I posted a similar thread in the "general questions and answers" but no one could help me. Here is the 8530 mill as purchased, has an aftermarket 1hp shunt wound DC motor and controller:




Here is the left end of the x axis screw where the motor/power feed attaches, the shouldered and threaded part is shown(bushing 049-045, it looks like, but in a different position behind the calibrated dial) on the parts diagram(see below), no set screws to be seen, if its threaded on its standard right hand looiking at the threads it covers, thoughts?  I tried holding the lead screw on the right end with vice grips(don't worry, wrapped with heavy leather first) and  the shouldered and threaded part on the left and tried to unscrew it but no luck.








I dont understand the diagram(downloaded from a Clausing info site) directly below, same end where the motor is, but the knurled piece on mine is between the shouldered part and the graduated dial. The diagram shows a key, so that would indicate its not screwed on, but I don't get it. Once again I don't want to force anything,





right end of the x axis shaft on mine has a gear(driven by the ratio gear handle) that isn't shown on the parts diagram(above), I don't know if its pressed on or....? The bottom plate screw was removed directly after this pic.
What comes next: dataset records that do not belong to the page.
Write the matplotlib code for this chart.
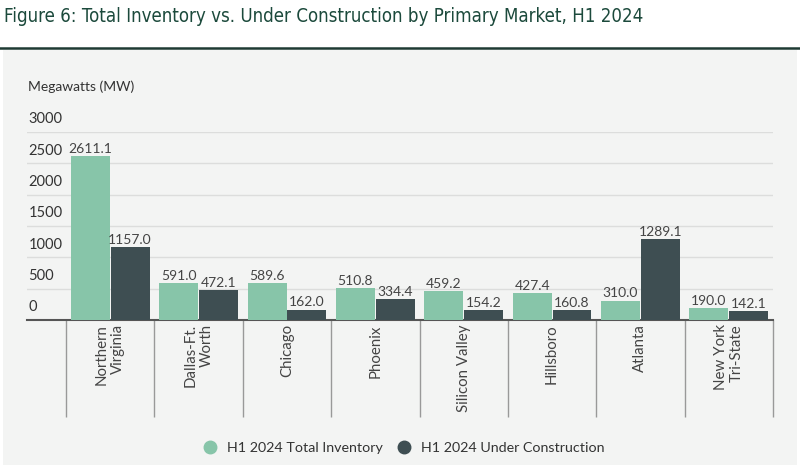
import numpy as np
import matplotlib.pyplot as plt
from matplotlib.transforms import offset_copy
from matplotlib.lines import Line2D
from matplotlib.patches import Rectangle

markets = ["Northern\nVirginia", "Dallas-Ft.\nWorth", "Chicago", "Phoenix",
           "Silicon Valley", "Hillsboro", "Atlanta", "New York\nTri-State"]
total_inventory = [2611.1, 591.0, 589.6, 510.8, 459.2, 427.4, 310.0, 190.0]
under_construction = [1157.0, 472.1, 162.0, 334.4, 154.2, 160.8, 1289.1, 142.1]
yticks = [0, 500, 1000, 1500, 2000, 2500, 3000]

green = "#87c5a9"
dark = "#3e4e52"
text_col = "#444444"
panel = "#f3f4f3"

plt.rcParams["font.family"] = ["Lato", "DejaVu Sans"]

fig = plt.figure(figsize=(8, 4.65), dpi=100)
fig.patch.set_facecolor("white")

# grey panel + rule under the title
fig.patches.append(Rectangle((3 / 800, 0), 794 / 800, 415 / 465, transform=fig.transFigure,
                             facecolor=panel, edgecolor="none", zorder=-5))
fig.add_artist(Line2D([0, 1], [417 / 465, 417 / 465], color="#1e3a33", lw=1.8))
fig.text(4 / 800, 1 - 16 / 465, "Figure 6: Total Inventory vs. Under Construction by Primary Market, H1 2024",
         family=["DejaVu Sans"], stretch="condensed", fontsize=13.4, color="#1c4a3c", va="center")
fig.text(28 / 800, 1 - 87 / 465, "Megawatts (MW)", fontsize=10, color="#333333", va="center")

ax = fig.add_axes([27 / 800, 145 / 465, 746 / 800, 188 / 465])
ax.set_facecolor("none")

x = np.arange(len(markets))
w = 0.44
b1 = ax.bar(x - 0.225, total_inventory, w, color=green, zorder=3)
b2 = ax.bar(x + 0.225, under_construction, w, color=dark, zorder=3)
for bars, vals in ((b1, total_inventory), (b2, under_construction)):
    for r, v in zip(bars, vals):
        ax.annotate(f"{v:.1f}", (r.get_x() + r.get_width() / 2, v), xytext=(0, 1),
                    textcoords="offset points", ha="center", va="bottom",
                    fontsize=10, color=text_col)

left = -0.5 - 39 / 88.3
ax.set_xlim(left, 7.5)
ax.set_ylim(0, 3000)

ax.set_yticks(yticks)
ax.set_yticklabels([])
ax.tick_params(axis="y", length=0)
ax.yaxis.grid(True, color="#dcdddc", lw=1)
ax.set_axisbelow(True)
tr = offset_copy(ax.get_yaxis_transform(), fig=fig, x=1, y=4, units="points")
for t in yticks:
    ax.text(0, t, str(t), transform=tr, ha="left", va="bottom", fontsize=10.5, color="#333333")

ax.set_xticks(x)
ax.set_xticklabels(markets, rotation=90, ha="center", va="top", multialignment="right",
                   fontsize=10.8, color=text_col)
ax.set_xticks(np.arange(-0.5, 8.5, 1), minor=True)
ax.tick_params(axis="x", which="major", length=0, pad=3)
ax.tick_params(axis="x", which="minor", length=70, width=1, color="#999999")

for s in ("top", "right", "left"):
    ax.spines[s].set_visible(False)
ax.spines["bottom"].set_color("#555555")
ax.spines["bottom"].set_linewidth(1.5)

handles = [Line2D([], [], marker="o", ls="", markersize=9, color=green),
           Line2D([], [], marker="o", ls="", markersize=9, color=dark)]
fig.legend(handles, ["H1 2024 Total Inventory", "H1 2024 Under Construction"],
           loc="center", bbox_to_anchor=(0.5, 1 - 448 / 465), ncol=2, frameon=False,
           fontsize=10.3, handletextpad=0.2, columnspacing=0.5, labelcolor="#333333")

fig.savefig("out.png", dpi=100)
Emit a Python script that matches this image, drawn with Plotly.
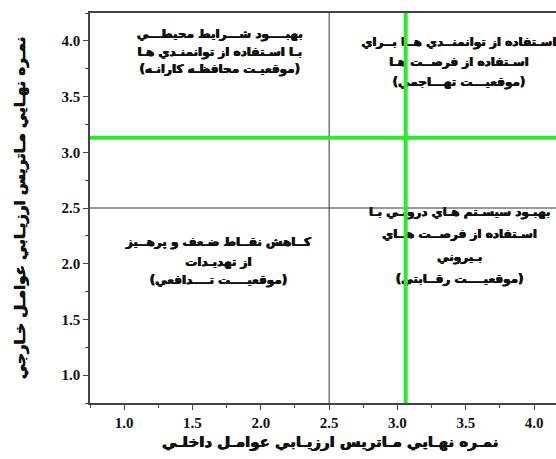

It too is sitting with some PB. I guess I'll get a gear puller, heat  up the gear a little and give it a try, what do you think?





thanks, Brian


----------



## Don B (Jul 16, 2014)

I may be wrong but it looks like there's a woodruff key use there in conjunction with that nut on the end, do you have a little puller?

Edit: just for clarity I'm talking about the left hand end where the auto feed is.

Edit 2: on the right hand end once again it looks like your dealing with a woodruff key, but make sure there is no snap ring there before you start pulling on that gear)


----------